[xmca] Talking Science

From: David Kellogg (vaughndogblack@yahoo.com)
Date: Wed Jan 17 2007 - 09:54:46 PST

Dear Jay and Phil:
  Thanks for your various forms of assistance; I'm in the throes of writing and I need all the help I can get.
  My real criticism of Christie is that of someone who is interested, as Vygotsky was, in primary foreign language teaching. It's a strange interest, because more than usually concerned with TENOR (Teaching English for No Obvious Reason) and sometimes I think Vygotsky was the only person on earth who really understood what it was for.
  Halliday says:
  “The reason learning a foreign language can be so extraordinarily difficult for an adolescent or adult who has not grown up multilingual is that there is a real-life contradiction between these two modes of processing language: that of learning it for future use, and that of using it. They can no longer both learn language and ‘mean it’ at the same time. The teacher cannot resolve this contradiction, but has somehow to transform it from a constraint into a condition which enables and even enforces the learning process. (Collected Works Vol. 3: 141).”
  I think Vygotsky fully embraced this contradiction when he perversely CELEBRATED the differences between learning the native language and learning a foreign language and compared it to learning every day (spontaneous) concepts and scientific concepts (in Thinking and Speech, Chapter Six). But only Vygotsky has really made the case that foreign language learning is the logical way to complete a child's knowledge of his/her first language.
  Vygotsky's writings on primary foreign languages are not extensive, but not a single word is banal or superficial, or anything less than strikingly counter-intuitive. He doesn't argue that foreign language learning should be made more like native language learning. His understanding of native language learning is very near Tomasello's: in the native language, the child goes from fixed expressions, to "pivot grammars" and item based expression (e.g. "I like X" or "I want Y" or "Let's Z")s, to "abstract constructions" based on an understanding of functional categories like noun, verb, grammatical subject, etc. But in the foreign language the progression is, if anything, the other way around. I think this puts him at odds both with Christie and with Jay, but for different reasons.
  Christie wants to do away with activities like "Show and Tell" and "Morning News" where children are called upon to work with abstract constructions before they are fed the fixed expressions and formulaic language they need. Vygotsky would disagree with this; he would argue that such situations, where the child is called upon to do more than he or she can with fixed expressions or item-based "islands", are precisely the starting point of foreign language learning.
  Jay is quite right to point out that both he and Christie agree on the key point, namely that kids should be given more opportunities to "talk science". But they disagree on what talking science really means.
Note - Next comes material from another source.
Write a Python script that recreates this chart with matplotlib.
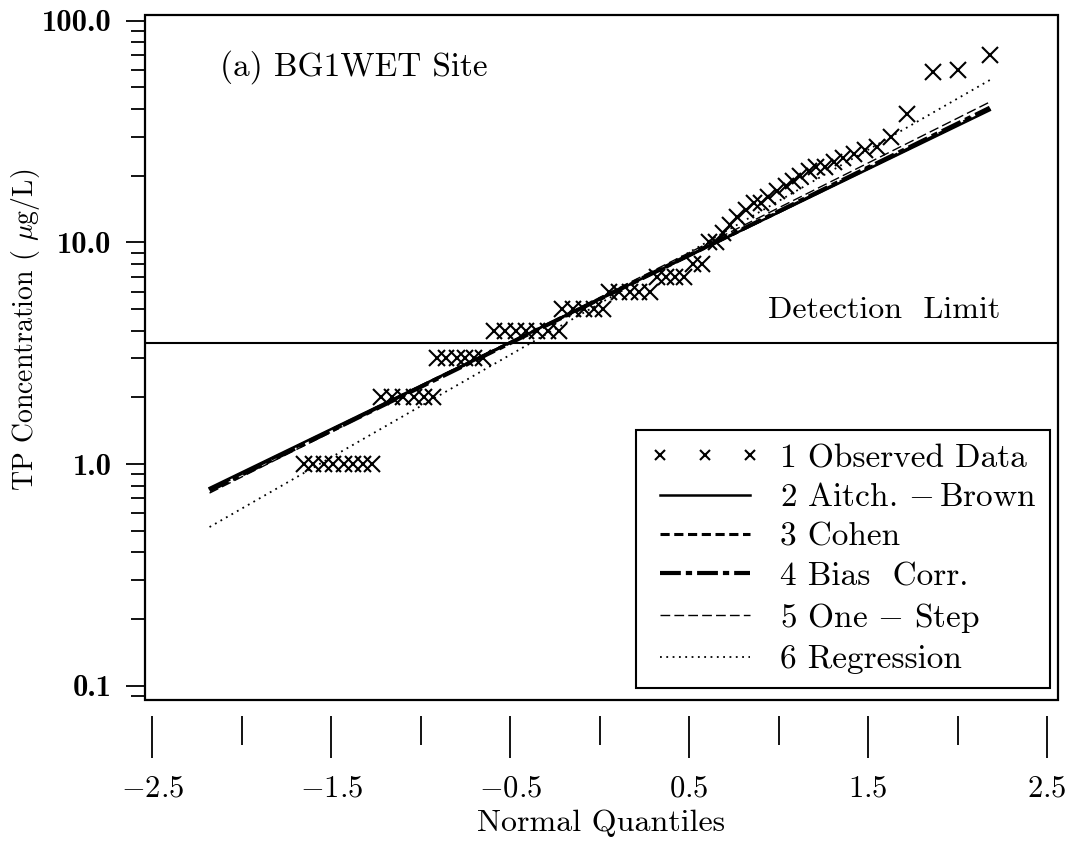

For Christie, it's a matter of learning the register, while Jay thinks that it's largely a matter of bending the register, using ordinary, every day language to discuss scientific concepts, acquiring the concepts and discarding the empty shell of the mystique.
  Mutatis mutandem, this means using the native language to discuss foreign language concepts, something that Vygotsky too believes in (and something that is absolutely consistent with what I consider the true goal of primary foreign language teaching, which is not functional foreign language acquisition but rather teaching the child a scientific understanding of what his/her native language is).
  But Jay also seems to deny that concepts have structure. On p. 91 (of "Talking Science") he says that they are simply bits of thematic relations. Later, he relates this to Halliday's theory of grammatical metaphor, though not in so many words. He writes:
  “It is very common in scientific language to take a small thematic pattern, give it a name (e.g. ‘orbital configuration’), and then link it to other thematic items as if it were a single item itself. This is the phenomenon of thematic condensation which makes scientific language often seem so dense and impenetrable to the nonexpert who does not know how to expand these condensed items to recover their full meanings.” (95-96)
  And that brings me to my final question! Halliday says that grammatical metaphor only works one way:
  (Collected Works, Volume 5: 76)
  So for example, we go from "X, so Y" to "X causes Y" but not the other way around. Similarly, we go from "X orbits Y" (process) to "The orbital motion of X" (entity) but not the other way around.The progression is always from the more abstract to the more concrete (and also, I would argue, from the more inter-mental form of discourse to the more intra-mental form of grammar, and from relations that cannot be expressed mathematically to those that can).
  I would like this to be true, not least because it is so obviously Vygotskyan. But is it? On p. 192 (Of Vol. 5, The Language of Science), Halliday gives this example:
  An electron moves in an orbit-->The orbital motion of the electron
  It's absolutely the case that a process (moves) turns into an entity (motion). But isn't it also the case that an entity (orbit) turns into a quality and another entity (electron) turns into another quality? Or am I confusing "quality" with "modifier" here?